1/12
Flashcards covering key concepts from the lecture on malware detection using machine learning, focusing on Android malware analysis.
Name | Mastery | Learn | Test | Matching | Spaced |
---|
No study sessions yet.
Why is machine learning useful for malware detection?
Manual analysis is slow and expensive, the amount of malware is exponentially increasing, and manual analysis is not scalable.
How can we use static analysis of the App Java source code to detect malware with an Android Malware Detector?
Reverse engineer the compiled Java bytecode back to a set of Java classes, analyze these Java classes to detect if they use particular Android API calls, commands and permission requests. Create a feature vector, input the vector into a Malware Classifier.

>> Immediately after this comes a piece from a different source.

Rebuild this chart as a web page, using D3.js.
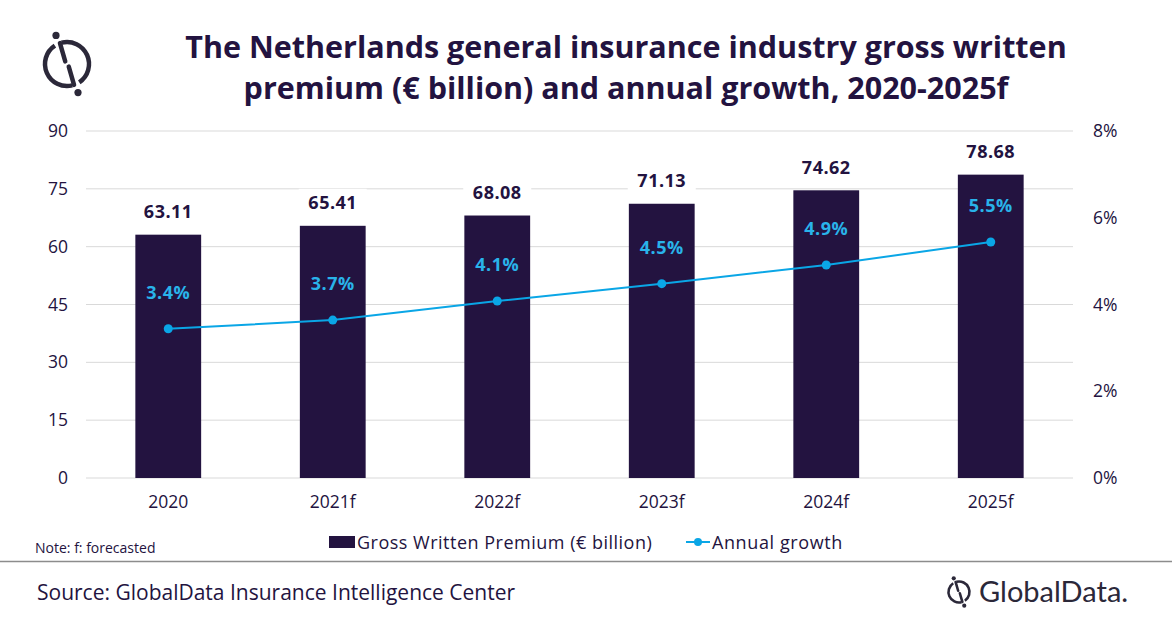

What are the key components of an Android .apk package?
Manifest, Dalvik executable file, /assets and /res folders.
What types of property detectors are applied to extract features for training the Machine learning model?
Permission detectors and code detectors.
What type of API calls are detected by API call detectors?
Telephony Manager APIs for accessing IMSI, IMEI, sending/receiving SMS, listing/installing other packages etc.
What type of commands are detected by command detectors?
System commands such as ‘chmod’, ‘mount’ ‘/system/bin/su’ ‘chown, etc.
What is the purpose of the feature ranking and selection function in malware detection?
Ranks features according to relevance for detecting suspicious activity.
What does Mutual Information (MI) measure in the context of feature ranking?
Measures how much one random variable tells us about another. In this case, how much does seeing Feature F1 tell us about the probability this sample is malware or benign?
Name some of the top ranked features used in Android malware detection.
getSubscriberId, getDeviceId, getSimSerialNumber, .apk, intent.action.BOOT_COMPLETED, chmod, Runtime.exec(), abortBroadcast, getLine1Number, /system/app. (Note: the list continues from the original)
How is the malware classifier trained?
Trained with real malware and benign software samples, the classifier learns probability models for each feature extracted and combines probabilities of different features to give an overall score for probability of benign and also malware.
How does the classifier make the final classification decision?
If probability of malware > probability of benign then classify as malware
What are the processes involved in classifier training?
Extract features, train classifier
Why is static analysis coupled with a classifier an effective tool for filtering apps?
It is an effective tool for filtering apps to detect unknown Android malware, with > 90% detection rate obtainable with low false positives.